To be clear, this is the theorem of interest:
Theorem – Banach-Saks: Let $(X,\mathcal{A},\mu)$ be a measure space and $1\lt p\lt\infty$. If $\{f_n\}_{n\in\Bbb N}\subset\mathcal{L}^p(X)$ and $f_n\rightharpoonup f$ in $\mathcal{L}^p(X)$, then there is a subsequence $\{f_{n_k}\}_{k\in\Bbb N}\subset\{f_n\}_{n\in\Bbb N}$ whose Cesaro mean converges strongly in $\mathcal{L}^p$ to $f$.
Very annoyingly, Royden's real analysis proves this theorem only for $p=2$ and cites another source for the proof with more general $p$. I have been unable to find such a source; all I had found was a sparse proof sketch that a university had posted as homework. I am not a university student however, and as I was struggling with this proof sketch I discovered that the website had gone down. Perhaps this is a temporary issue, but my only resource on this theorem is now lost!

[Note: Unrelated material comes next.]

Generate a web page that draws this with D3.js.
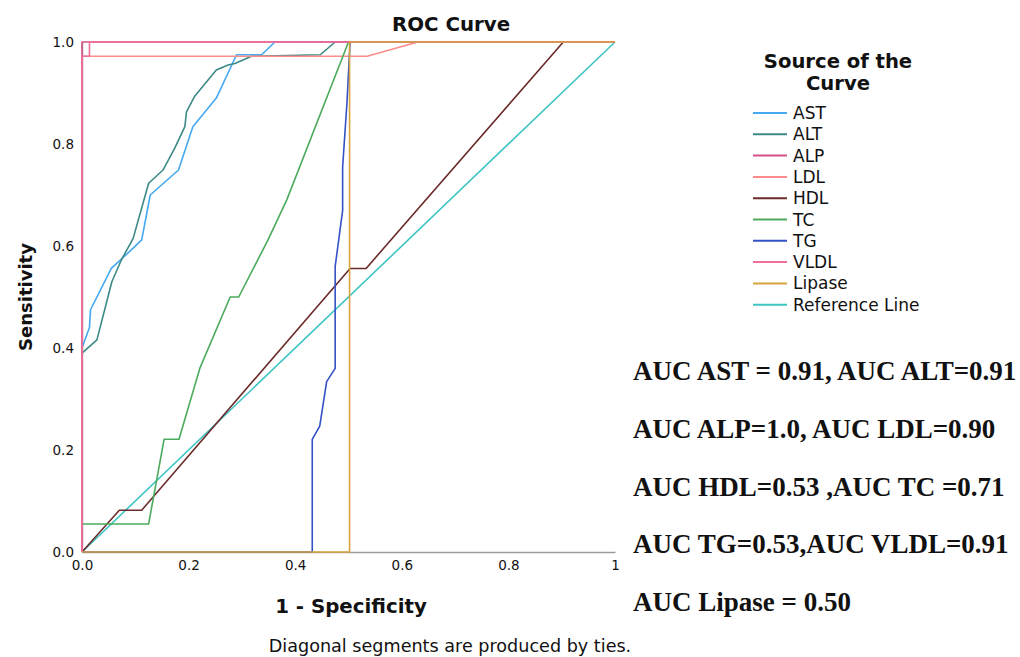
<!DOCTYPE html>
<html>
<head>
<meta charset="utf-8">
<script src="https://cdn.jsdelivr.net/npm/d3@7"></script>
<style>
  body { margin: 0; background: #fff; }
  text { font-family: "DejaVu Sans", sans-serif; fill: #111; }
</style>
</head>
<body>
<div id="chart"></div>
<script>
(function() {

  var width = 1020, height = 657;

  // curve points, [1 - specificity, sensitivity]
  var astPts = [[0,0],[0,0.40],[0.014,0.44],[0.016,0.475],[0.055,0.556],[0.09,0.59],[0.112,0.612],[0.128,0.70],[0.181,0.749],[0.208,0.834],[0.252,0.89],[0.29,0.975],[0.337,0.975],[0.362,1],[1,1]];
  var altPts = [[0,0],[0,0.39],[0.028,0.416],[0.056,0.53],[0.074,0.573],[0.096,0.615],[0.125,0.723],[0.152,0.749],[0.174,0.792],[0.193,0.834],[0.196,0.863],[0.211,0.893],[0.252,0.945],[0.274,0.955],[0.287,0.958],[0.318,0.972],[0.447,0.975],[0.475,1],[1,1]];
  var alpPts = [[0,0],[0,1],[1,1]];
  var ldlPts = [[0,0],[0,0.972],[0.535,0.972],[0.63,1],[1,1]];
  var hdlPts = [[0,0],[0.07,0.082],[0.112,0.082],[0.503,0.556],[0.533,0.556],[0.903,1],[1,1]];
  var tcPts = [[0,0],[0,0.055],[0.125,0.055],[0.154,0.221],[0.182,0.221],[0.221,0.36],[0.278,0.5],[0.294,0.5],[0.349,0.612],[0.384,0.69],[0.5,1],[1,1]];
  var tgPts = [[0,0],[0.432,0],[0.432,0.221],[0.446,0.247],[0.459,0.334],[0.475,0.36],[0.475,0.56],[0.489,0.67],[0.489,0.755],[0.497,0.879],[0.503,1],[1,1]];
  var vldlPts = [[0,0],[0,0.972],[0.014,0.972],[0.014,1],[1,1]];
  var lipasePts = [[0,0],[0.502,0],[0.502,1],[1,1]];
  var refPts = [[0,0],[1,1]];

  var seriesNames = ["AST", "ALT", "ALP", "LDL", "HDL", "TC", "TG", "VLDL", "Lipase", "Reference Line"];
  var seriesPts = [astPts, altPts, alpPts, ldlPts, hdlPts, tcPts, tgPts, vldlPts, lipasePts, refPts];
  var seriesColors = ["#45a8f0", "#3b8a86", "#d6508a", "#ff8c8c", "#6b2b2b", "#4caa5c", "#3451c6", "#f0709a", "#d8a43e", "#3ec4c2"];

  var xTicks = [0, 0.2, 0.4, 0.6, 0.8, 1];
  var xTickLabels = ["0.0", "0.2", "0.4", "0.6", "0.8", "1"];
  var yTicks = [0, 0.2, 0.4, 0.6, 0.8, 1];
  var yTickLabels = ["0.0", "0.2", "0.4", "0.6", "0.8", "1.0"];

  var aucLines = [
    "AUC AST = 0.91, AUC ALT=0.91",
    "AUC ALP=1.0, AUC LDL=0.90",
    "AUC HDL=0.53 ,AUC TC =0.71",
    "AUC TG=0.53,AUC VLDL=0.91",
    "AUC Lipase = 0.50"
  ];

  var svg = d3.select("#chart")
    .append("svg")
    .attr("width", width)
    .attr("height", height);

  var x = d3.scaleLinear().domain([0, 1]).range([82, 615]);
  var y = d3.scaleLinear().domain([0, 1]).range([552, 42]);

  // axes
  svg.append("g")
    .attr("transform", "translate(0," + y(0) + ")")
    .call(d3.axisBottom(x).tickValues(xTicks).tickSize(0).tickPadding(8)
      .tickFormat(function(d, i) { return xTickLabels[i]; }));
  svg.append("g")
    .attr("transform", "translate(" + x(0) + ",0)")
    .call(d3.axisLeft(y).tickValues(yTicks).tickSize(0).tickPadding(8)
      .tickFormat(function(d, i) { return yTickLabels[i]; }));

  svg.selectAll(".domain").attr("stroke", "#9a9a9a").attr("stroke-width", 1.5);
  svg.selectAll(".tick text")
    .style("font-family", "DejaVu Sans, sans-serif")
    .style("font-size", "13.5px")
    .attr("fill", "#222");

  var line = d3.line()
    .x(function(d) { return x(d[0]); })
    .y(function(d) { return y(d[1]); });

  // reference line first, then the curves
  var order = [9, 0, 1, 3, 4, 5, 6, 2, 7, 8];
  order.forEach(function(i) {
    svg.append("path")
      .datum(seriesPts[i])
      .attr("d", line)
      .attr("fill", "none")
      .attr("stroke", seriesColors[i])
      .attr("stroke-width", 1.6)
      .attr("stroke-linejoin", "round");
  });

  // titles
  svg.append("text")
    .attr("x", 451).attr("y", 31)
    .attr("text-anchor", "middle")
    .style("font-size", "19.8px").style("font-weight", "bold")
    .text("ROC Curve");

  svg.append("text")
    .attr("transform", "translate(32,297) rotate(-90)")
    .attr("text-anchor", "middle")
    .style("font-size", "18px").style("font-weight", "bold")
    .text("Sensitivity");

  svg.append("text")
    .attr("x", 351).attr("y", 613)
    .attr("text-anchor", "middle")
    .style("font-size", "19.8px").style("font-weight", "bold")
    .text("1 - Specificity");

  svg.append("text")
    .attr("x", 450).attr("y", 652)
    .attr("text-anchor", "middle")
    .style("font-size", "17.6px")
    .text("Diagonal segments are produced by ties.");

  // legend
  var legend = svg.append("g");
  legend.append("text")
    .attr("x", 838).attr("y", 68)
    .attr("text-anchor", "middle")
    .style("font-size", "19.6px").style("font-weight", "bold")
    .text("Source of the");
  legend.append("text")
    .attr("x", 838).attr("y", 90)
    .attr("text-anchor", "middle")
    .style("font-size", "19.6px").style("font-weight", "bold")
    .text("Curve");

  var items = legend.selectAll(".item")
    .data(seriesNames)
    .enter().append("g")
    .attr("class", "item")
    .attr("transform", function(d, i) {
      return "translate(0," + (113 + i * 21.3) + ")";
    });
  items.append("line")
    .attr("x1", 753).attr("x2", 787)
    .attr("y1", 0).attr("y2", 0)
    .attr("stroke", function(d, i) { return seriesColors[i]; })
    .attr("stroke-width", 2);
  items.append("text")
    .attr("x", 793).attr("y", 6)
    .style("font-size", "17px")
    .text(function(d) { return d; });

  // AUC notes
  svg.selectAll(".auc")
    .data(aucLines)
    .enter().append("text")
    .attr("class", "auc")
    .attr("x", 633)
    .attr("y", function(d, i) { return 380 + i * 57.8; })
    .style("font-family", "Liberation Serif, Times New Roman, serif")
    .style("font-size", "27px")
    .style("font-weight", "bold")
    .attr("fill", "#000")
    .text(function(d) { return d; });

})();
</script>
</body>
</html>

All attempts to google "Banach Saks theorem proof" have resulted in academic papers about the "Banach Saks property", i.e. these papers were proving other things with this Banach Saks theorem as an assumption.
From what I could gather from the proof sketch I saw, the details are messy and non trivial for someone with my education to come up with on their own – and that was only the sketch! If anyone knows perhaps a straightforward proof, or a link to a proof, I'd greatly appreciate it! I don't mind if the linked proof is hard or dense, just so long as it's mostly complete. Even hints on proving it for myself would be appreciated; for the reference ability level, I've followed Royden's book (and other measure theory resources) just fine up until this point.
Links are left for other students such as myself; I believe it is to the user Will Jagy on this site that I owe the pleasure of having Royden's book in the first place!
Best Answer
A proof of the theorem for $p>1$ can be found in Théorème 1 in the original paper by Banach and Saks:
Banach, Stefan, and Stanislaw Saks. "Sur la convergence forte dans les champs $ L^{p}$." Studia Mathematica 2.1 (1930): 51-57.
For a proof in the case $p=1$, you may see
Szlenik, W. "Sur les suites faiblement convergentes dans l'espace L." Studia Mathematica 25 (1965): 337-341.